• Data segment
▬▬▬▬▬▬

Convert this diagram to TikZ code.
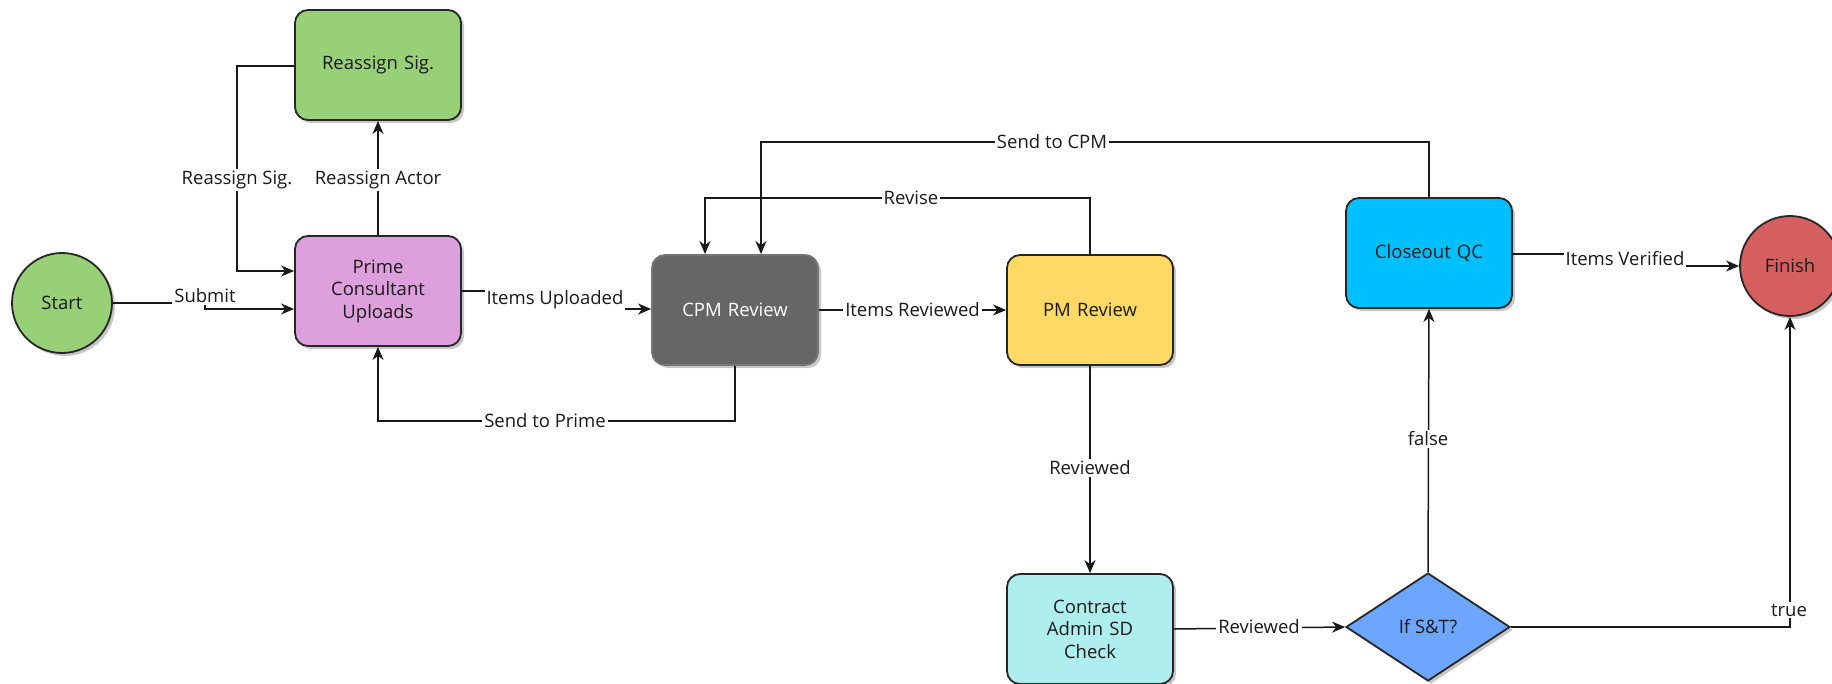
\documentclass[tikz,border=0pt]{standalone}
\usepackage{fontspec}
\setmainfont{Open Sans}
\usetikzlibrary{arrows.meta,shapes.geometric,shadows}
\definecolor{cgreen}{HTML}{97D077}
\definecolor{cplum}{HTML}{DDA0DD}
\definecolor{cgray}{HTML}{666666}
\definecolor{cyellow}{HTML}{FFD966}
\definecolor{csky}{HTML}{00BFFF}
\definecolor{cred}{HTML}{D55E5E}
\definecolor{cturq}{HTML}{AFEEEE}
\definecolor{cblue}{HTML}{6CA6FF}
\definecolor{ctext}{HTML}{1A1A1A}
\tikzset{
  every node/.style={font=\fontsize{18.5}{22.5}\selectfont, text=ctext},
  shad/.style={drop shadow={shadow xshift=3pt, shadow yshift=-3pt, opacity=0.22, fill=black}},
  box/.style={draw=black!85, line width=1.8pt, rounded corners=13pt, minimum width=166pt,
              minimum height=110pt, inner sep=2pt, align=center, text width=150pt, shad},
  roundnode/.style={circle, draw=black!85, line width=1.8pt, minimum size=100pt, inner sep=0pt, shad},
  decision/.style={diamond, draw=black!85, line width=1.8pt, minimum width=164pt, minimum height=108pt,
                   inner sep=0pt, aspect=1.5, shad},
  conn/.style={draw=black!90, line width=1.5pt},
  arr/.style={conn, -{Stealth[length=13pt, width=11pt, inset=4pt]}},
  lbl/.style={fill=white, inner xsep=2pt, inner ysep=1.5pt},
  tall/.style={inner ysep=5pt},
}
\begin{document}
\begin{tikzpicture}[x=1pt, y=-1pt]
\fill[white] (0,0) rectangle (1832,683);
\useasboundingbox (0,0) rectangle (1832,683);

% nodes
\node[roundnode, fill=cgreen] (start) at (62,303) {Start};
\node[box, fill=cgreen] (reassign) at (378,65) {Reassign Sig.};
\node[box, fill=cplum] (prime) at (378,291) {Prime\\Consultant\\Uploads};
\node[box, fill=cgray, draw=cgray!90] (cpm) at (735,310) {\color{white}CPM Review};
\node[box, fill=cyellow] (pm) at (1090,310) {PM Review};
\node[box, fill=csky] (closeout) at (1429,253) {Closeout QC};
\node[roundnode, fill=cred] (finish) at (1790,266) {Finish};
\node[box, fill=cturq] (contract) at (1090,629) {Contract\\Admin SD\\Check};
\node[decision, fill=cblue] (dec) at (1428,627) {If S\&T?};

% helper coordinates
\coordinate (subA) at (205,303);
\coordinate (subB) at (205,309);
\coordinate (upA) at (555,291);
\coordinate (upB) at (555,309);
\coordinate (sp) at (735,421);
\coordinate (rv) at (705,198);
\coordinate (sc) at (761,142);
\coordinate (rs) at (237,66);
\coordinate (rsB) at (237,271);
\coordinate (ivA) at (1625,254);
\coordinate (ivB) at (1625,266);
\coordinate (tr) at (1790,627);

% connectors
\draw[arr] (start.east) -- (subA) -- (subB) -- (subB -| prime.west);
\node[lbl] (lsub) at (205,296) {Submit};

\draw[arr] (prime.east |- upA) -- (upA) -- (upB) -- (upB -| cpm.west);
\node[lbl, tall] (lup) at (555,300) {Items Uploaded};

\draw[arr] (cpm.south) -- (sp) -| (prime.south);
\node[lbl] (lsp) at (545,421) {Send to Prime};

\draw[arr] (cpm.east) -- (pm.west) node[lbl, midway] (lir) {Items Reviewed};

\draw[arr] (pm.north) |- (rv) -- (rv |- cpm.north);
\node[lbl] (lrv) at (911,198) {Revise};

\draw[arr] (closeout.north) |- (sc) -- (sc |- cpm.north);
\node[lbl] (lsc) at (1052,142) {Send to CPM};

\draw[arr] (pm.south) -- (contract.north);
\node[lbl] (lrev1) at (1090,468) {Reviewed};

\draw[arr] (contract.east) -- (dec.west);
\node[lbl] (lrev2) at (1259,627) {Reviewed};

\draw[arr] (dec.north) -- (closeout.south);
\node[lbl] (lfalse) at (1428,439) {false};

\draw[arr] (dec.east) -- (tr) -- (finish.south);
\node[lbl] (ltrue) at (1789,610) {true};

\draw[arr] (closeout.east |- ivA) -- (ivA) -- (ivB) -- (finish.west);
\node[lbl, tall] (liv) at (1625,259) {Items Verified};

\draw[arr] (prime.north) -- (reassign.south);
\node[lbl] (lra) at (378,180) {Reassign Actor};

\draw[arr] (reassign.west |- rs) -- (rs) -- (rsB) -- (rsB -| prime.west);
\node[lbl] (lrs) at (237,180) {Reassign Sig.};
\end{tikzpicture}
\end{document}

▬▬▬▬▬▬

• Task to carry out
Transcribe all of the material exactly, leaving out whatever pictures it contains.

• Response
Convert this diagram to TikZ code.
\documentclass[tikz,border=0pt]{standalone}
\usepackage{fontspec}
\setmainfont{Open Sans}
\usetikzlibrary{arrows.meta,shapes.geometric,shadows}
\definecolor{cgreen}{HTML}{97D077}
\definecolor{cplum}{HTML}{DDA0DD}
\definecolor{cgray}{HTML}{666666}
\definecolor{cyellow}{HTML}{FFD966}
\definecolor{csky}{HTML}{00BFFF}
\definecolor{cred}{HTML}{D55E5E}
\definecolor{cturq}{HTML}{AFEEEE}
\definecolor{cblue}{HTML}{6CA6FF}
\definecolor{ctext}{HTML}{1A1A1A}
\tikzset{
  every node/.style={font=\fontsize{18.5}{22.5}\selectfont, text=ctext},
  shad/.style={drop shadow={shadow xshift=3pt, shadow yshift=-3pt, opacity=0.22, fill=black}},
  box/.style={draw=black!85, line width=1.8pt, rounded corners=13pt, minimum width=166pt,
              minimum height=110pt, inner sep=2pt, align=center, text width=150pt, shad},
  roundnode/.style={circle, draw=black!85, line width=1.8pt, minimum size=100pt, inner sep=0pt, shad},
  decision/.style={diamond, draw=black!85, line width=1.8pt, minimum width=164pt, minimum height=108pt,
                   inner sep=0pt, aspect=1.5, shad},
  conn/.style={draw=black!90, line width=1.5pt},
  arr/.style={conn, -{Stealth[length=13pt, width=11pt, inset=4pt]}},
  lbl/.style={fill=white, inner xsep=2pt, inner ysep=1.5pt},
  tall/.style={inner ysep=5pt},
}
\begin{document}
\begin{tikzpicture}[x=1pt, y=-1pt]
\fill[white] (0,0) rectangle (1832,683);
\useasboundingbox (0,0) rectangle (1832,683);

% nodes
\node[roundnode, fill=cgreen] (start) at (62,303) {Start};
\node[box, fill=cgreen] (reassign) at (378,65) {Reassign Sig.};
\node[box, fill=cplum] (prime) at (378,291) {Prime\\Consultant\\Uploads};
\node[box, fill=cgray, draw=cgray!90] (cpm) at (735,310) {\color{white}CPM Review};
\node[box, fill=cyellow] (pm) at (1090,310) {PM Review};
\node[box, fill=csky] (closeout) at (1429,253) {Closeout QC};
\node[roundnode, fill=cred] (finish) at (1790,266) {Finish};
\node[box, fill=cturq] (contract) at (1090,629) {Contract\\Admin SD\\Check};
\node[decision, fill=cblue] (dec) at (1428,627) {If S\&T?};

% helper coordinates
\coordinate (subA) at (205,303);
\coordinate (subB) at (205,309);
\coordinate (upA) at (555,291);
\coordinate (upB) at (555,309);
\coordinate (sp) at (735,421);
\coordinate (rv) at (705,198);
\coordinate (sc) at (761,142);
\coordinate (rs) at (237,66);
\coordinate (rsB) at (237,271);
\coordinate (ivA) at (1625,254);
\coordinate (ivB) at (1625,266);
\coordinate (tr) at (1790,627);

% connectors
\draw[arr] (start.east) -- (subA) -- (subB) -- (subB -| prime.west);
\node[lbl] (lsub) at (205,296) {Submit};

\draw[arr] (prime.east |- upA) -- (upA) -- (upB) -- (upB -| cpm.west);
\node[lbl, tall] (lup) at (555,300) {Items Uploaded};

\draw[arr] (cpm.south) -- (sp) -| (prime.south);
\node[lbl] (lsp) at (545,421) {Send to Prime};

\draw[arr] (cpm.east) -- (pm.west) node[lbl, midway] (lir) {Items Reviewed};

\draw[arr] (pm.north) |- (rv) -- (rv |- cpm.north);
\node[lbl] (lrv) at (911,198) {Revise};

\draw[arr] (closeout.north) |- (sc) -- (sc |- cpm.north);
\node[lbl] (lsc) at (1052,142) {Send to CPM};

\draw[arr] (pm.south) -- (contract.north);
\node[lbl] (lrev1) at (1090,468) {Reviewed};

\draw[arr] (contract.east) -- (dec.west);
\node[lbl] (lrev2) at (1259,627) {Reviewed};

\draw[arr] (dec.north) -- (closeout.south);
\node[lbl] (lfalse) at (1428,439) {false};

\draw[arr] (dec.east) -- (tr) -- (finish.south);
\node[lbl] (ltrue) at (1789,610) {true};

\draw[arr] (closeout.east |- ivA) -- (ivA) -- (ivB) -- (finish.west);
\node[lbl, tall] (liv) at (1625,259) {Items Verified};

\draw[arr] (prime.north) -- (reassign.south);
\node[lbl] (lra) at (378,180) {Reassign Actor};

\draw[arr] (reassign.west |- rs) -- (rs) -- (rsB) -- (rsB -| prime.west);
\node[lbl] (lrs) at (237,180) {Reassign Sig.};
\end{tikzpicture}
\end{document}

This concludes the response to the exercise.